Written instruction: Scan the data below and pick out the lines containing the word "produces".

Data extract:

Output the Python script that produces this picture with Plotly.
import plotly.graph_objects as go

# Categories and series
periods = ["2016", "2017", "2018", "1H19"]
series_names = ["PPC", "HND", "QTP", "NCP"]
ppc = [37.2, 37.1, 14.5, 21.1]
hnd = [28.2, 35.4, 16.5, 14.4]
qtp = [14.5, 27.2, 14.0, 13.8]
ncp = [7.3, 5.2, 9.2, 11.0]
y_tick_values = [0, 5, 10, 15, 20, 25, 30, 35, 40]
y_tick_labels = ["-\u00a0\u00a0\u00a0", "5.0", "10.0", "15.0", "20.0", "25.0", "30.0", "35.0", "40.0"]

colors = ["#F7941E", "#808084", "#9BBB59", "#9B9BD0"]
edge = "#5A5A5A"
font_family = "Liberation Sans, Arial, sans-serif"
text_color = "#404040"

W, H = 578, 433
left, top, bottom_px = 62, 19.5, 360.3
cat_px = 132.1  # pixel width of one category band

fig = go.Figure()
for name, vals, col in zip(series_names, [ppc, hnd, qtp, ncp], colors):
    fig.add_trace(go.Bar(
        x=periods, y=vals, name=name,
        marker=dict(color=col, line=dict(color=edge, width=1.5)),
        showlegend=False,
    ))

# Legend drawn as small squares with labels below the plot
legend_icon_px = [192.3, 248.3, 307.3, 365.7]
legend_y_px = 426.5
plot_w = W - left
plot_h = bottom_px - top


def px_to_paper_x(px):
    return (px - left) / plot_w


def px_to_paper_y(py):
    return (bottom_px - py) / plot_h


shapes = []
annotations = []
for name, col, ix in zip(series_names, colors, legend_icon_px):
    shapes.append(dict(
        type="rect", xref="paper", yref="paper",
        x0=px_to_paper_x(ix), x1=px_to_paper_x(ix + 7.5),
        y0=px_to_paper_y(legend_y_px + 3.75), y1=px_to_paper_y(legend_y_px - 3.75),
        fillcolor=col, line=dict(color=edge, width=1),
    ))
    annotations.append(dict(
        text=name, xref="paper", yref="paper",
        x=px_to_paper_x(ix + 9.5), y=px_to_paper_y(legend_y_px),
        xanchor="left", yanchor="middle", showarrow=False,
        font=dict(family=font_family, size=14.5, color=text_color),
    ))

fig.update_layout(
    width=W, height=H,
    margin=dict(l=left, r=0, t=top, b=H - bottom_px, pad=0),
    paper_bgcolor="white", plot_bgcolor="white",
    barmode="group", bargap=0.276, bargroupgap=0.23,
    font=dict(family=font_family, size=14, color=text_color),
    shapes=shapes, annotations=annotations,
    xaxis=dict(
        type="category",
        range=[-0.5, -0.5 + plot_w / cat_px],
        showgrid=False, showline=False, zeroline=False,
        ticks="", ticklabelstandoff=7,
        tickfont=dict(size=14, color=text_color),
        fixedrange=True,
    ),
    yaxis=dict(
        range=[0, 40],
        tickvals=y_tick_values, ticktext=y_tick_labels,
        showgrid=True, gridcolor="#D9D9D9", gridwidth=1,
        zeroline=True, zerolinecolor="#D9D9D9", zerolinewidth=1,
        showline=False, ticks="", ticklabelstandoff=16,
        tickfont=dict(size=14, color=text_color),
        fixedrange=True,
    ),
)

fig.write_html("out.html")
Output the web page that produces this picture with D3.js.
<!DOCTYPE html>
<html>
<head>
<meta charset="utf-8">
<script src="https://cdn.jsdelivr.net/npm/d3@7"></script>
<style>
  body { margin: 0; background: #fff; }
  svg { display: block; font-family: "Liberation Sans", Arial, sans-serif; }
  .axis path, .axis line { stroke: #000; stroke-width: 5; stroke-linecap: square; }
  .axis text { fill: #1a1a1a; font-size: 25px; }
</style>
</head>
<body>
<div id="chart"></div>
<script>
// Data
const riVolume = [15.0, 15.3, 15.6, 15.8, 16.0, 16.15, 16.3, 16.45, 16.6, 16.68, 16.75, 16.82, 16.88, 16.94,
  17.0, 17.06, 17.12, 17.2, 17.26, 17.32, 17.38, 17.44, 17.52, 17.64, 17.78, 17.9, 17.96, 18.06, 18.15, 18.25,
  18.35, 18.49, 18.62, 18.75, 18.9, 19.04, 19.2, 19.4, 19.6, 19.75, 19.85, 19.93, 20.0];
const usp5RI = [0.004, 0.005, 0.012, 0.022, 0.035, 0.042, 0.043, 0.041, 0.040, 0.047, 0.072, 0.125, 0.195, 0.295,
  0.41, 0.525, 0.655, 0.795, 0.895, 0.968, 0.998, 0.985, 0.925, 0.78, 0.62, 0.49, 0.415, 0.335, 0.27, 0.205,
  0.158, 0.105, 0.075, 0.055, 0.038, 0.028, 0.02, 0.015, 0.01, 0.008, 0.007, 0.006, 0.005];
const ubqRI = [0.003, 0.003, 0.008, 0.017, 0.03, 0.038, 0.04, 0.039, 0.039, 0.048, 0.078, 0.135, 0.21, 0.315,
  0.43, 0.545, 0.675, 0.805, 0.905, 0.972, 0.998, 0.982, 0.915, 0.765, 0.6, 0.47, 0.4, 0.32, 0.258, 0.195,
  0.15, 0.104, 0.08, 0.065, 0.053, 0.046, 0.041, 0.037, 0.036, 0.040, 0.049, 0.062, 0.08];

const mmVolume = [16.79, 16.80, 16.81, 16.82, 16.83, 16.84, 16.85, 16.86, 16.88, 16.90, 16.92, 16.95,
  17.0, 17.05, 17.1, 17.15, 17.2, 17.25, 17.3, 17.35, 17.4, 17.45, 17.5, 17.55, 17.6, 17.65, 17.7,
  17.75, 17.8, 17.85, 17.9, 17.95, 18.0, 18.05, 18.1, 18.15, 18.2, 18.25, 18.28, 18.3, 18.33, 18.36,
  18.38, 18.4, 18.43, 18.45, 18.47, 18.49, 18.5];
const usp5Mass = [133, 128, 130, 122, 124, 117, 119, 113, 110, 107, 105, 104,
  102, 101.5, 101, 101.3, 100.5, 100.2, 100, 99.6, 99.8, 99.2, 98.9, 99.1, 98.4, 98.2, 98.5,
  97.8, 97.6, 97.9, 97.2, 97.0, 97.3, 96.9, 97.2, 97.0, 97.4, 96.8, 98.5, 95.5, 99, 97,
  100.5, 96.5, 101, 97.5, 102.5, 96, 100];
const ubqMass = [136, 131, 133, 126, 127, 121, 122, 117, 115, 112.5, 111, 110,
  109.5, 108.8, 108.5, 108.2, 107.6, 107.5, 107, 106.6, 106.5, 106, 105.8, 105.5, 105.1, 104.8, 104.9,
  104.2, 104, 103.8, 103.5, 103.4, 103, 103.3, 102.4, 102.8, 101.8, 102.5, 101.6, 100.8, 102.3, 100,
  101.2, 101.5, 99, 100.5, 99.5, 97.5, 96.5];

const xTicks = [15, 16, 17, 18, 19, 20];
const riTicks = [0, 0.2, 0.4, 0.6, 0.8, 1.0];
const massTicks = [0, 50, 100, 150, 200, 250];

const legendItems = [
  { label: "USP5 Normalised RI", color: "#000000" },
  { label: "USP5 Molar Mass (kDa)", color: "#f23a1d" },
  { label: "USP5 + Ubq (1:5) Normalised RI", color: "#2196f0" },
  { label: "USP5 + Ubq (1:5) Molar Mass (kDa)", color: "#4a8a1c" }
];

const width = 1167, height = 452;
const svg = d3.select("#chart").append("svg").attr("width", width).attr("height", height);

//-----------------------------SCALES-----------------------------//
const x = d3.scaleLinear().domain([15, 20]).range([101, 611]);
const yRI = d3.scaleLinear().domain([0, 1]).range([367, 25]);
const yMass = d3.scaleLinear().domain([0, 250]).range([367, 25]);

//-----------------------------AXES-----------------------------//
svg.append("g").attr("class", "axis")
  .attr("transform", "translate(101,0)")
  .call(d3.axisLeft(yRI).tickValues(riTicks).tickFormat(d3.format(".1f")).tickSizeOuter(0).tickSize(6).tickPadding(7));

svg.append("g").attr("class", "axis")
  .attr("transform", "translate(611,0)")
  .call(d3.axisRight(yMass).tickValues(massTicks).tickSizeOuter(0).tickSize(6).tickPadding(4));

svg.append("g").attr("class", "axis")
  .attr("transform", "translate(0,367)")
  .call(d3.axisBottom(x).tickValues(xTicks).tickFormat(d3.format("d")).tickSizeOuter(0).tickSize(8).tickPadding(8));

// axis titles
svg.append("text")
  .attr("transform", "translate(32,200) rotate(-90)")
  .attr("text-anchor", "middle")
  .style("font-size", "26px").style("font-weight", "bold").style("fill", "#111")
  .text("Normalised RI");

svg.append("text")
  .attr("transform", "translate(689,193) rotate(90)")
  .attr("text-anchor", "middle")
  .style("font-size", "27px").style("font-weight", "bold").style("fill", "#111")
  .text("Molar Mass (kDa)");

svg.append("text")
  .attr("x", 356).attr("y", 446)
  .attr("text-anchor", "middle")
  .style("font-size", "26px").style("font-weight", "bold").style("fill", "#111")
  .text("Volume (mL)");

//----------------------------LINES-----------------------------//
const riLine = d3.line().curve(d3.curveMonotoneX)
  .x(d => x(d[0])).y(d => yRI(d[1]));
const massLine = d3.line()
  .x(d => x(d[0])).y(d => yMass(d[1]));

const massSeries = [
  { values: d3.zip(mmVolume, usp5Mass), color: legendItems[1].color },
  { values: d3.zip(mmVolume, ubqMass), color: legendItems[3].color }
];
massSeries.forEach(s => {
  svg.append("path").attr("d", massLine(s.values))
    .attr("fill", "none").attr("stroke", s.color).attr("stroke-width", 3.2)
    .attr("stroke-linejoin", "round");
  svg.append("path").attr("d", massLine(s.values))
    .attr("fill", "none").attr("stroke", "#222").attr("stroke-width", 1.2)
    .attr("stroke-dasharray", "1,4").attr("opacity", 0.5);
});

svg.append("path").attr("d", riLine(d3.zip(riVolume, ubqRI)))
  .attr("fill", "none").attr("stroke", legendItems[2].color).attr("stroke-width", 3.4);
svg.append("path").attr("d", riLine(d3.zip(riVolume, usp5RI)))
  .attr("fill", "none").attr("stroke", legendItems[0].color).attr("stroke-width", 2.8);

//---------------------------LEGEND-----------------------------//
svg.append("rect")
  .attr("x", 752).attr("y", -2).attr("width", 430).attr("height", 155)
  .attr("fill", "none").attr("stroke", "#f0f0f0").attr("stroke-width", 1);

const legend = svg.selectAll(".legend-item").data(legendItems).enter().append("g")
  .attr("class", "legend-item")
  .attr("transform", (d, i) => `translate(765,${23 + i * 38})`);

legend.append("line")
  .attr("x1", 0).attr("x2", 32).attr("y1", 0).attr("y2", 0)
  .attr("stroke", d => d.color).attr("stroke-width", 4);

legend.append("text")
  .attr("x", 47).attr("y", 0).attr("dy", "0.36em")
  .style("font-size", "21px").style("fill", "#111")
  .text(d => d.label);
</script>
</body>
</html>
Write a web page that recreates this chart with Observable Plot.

Reply to the task:
Output the Python script that produces this picture with Plotly.
Output the web page that produces this picture with D3.js.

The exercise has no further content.